Yielding in seniority at this Spoleto only to Weston, Freddy Cole and his quartet still sounded fresh although the leader is nearing 85. Cole’s voice isn’t as rich and rounded as it was when he cut his first album in 1964, but there are still moments when he sounds like his elder brother Nat in his prime. Thanks to the exploits of guitarist Randy Napoleon, there are also moments when the new quartet sounds instrumentally like the vintage King Cole Trio of the 1940’s, for little brother can still solo deliciously at the keyboard.

Although Cole’s set list included a healthy number of familiar titles, they weren’t necessarily those you’d expect: “Cottage for Sale,” “Love Walked In,” and “Easy to Remember” slipped in with the more predictable “Pretend,” “Route 66,” and “L-O-V-E.” Before we reconnected with these songs, Cole walked us down less-trodden paths, beginning with “Wonder Why” and continuing with “Where Can I Go Without You?” “A Lovely Way to Spend an Evening,” and “How Little We Know.”

Even when Cole began stirring up old memories, there were rarer gems mixed in, “I Just Found Out About Love” after “Pretend,” then “Maybe It’s Because” and “To the Ends of the Earth” after “Route 66.” Cole sings with such simplicity and assurance that the rather bland Simons space was transformed into a moody nightclub as he performed. With solos by Napoleon on 11 of the 13 tunes – and occasionally two on a single arrangement – to go along with six piano solos from the leader, it seemed like there was all the time in the world for each song, old or new, to etch its way into memory.
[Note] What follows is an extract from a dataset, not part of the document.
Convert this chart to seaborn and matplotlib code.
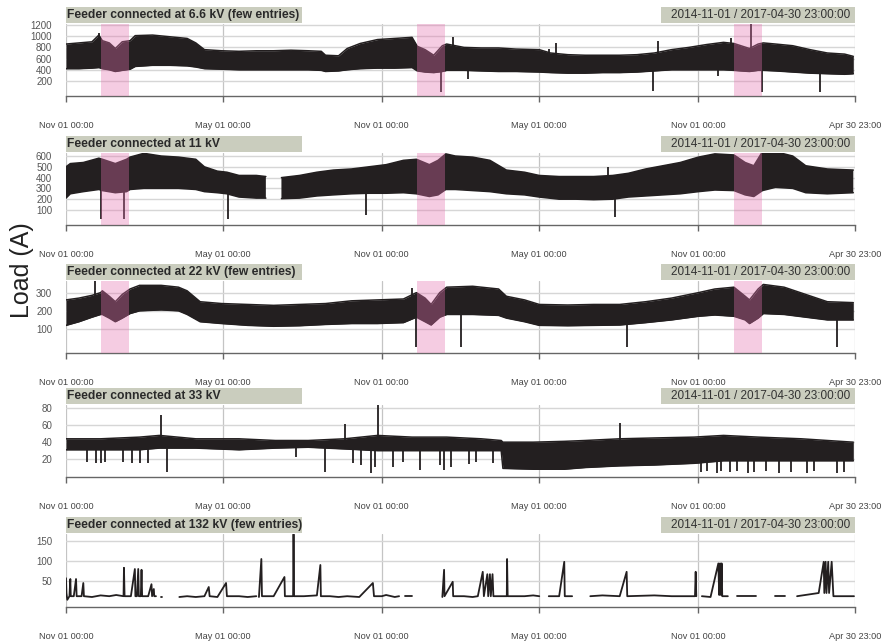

There seemed to be no end to the number of familiar and unfamiliar songs Cole knew and could effortlessly sing – with a familiarity that reached their depths, along with a hip swing that must be a family heirloom. Under Cole’s spell, the old songs seemed as new as the ones I’d never heard. Getting acquainted with the Jimmy Van Heusen lyrics for “How Little We Know,” where “two tingles intermingle” and we find “how ignorant bliss is,” was like a first visit to a garden of delight.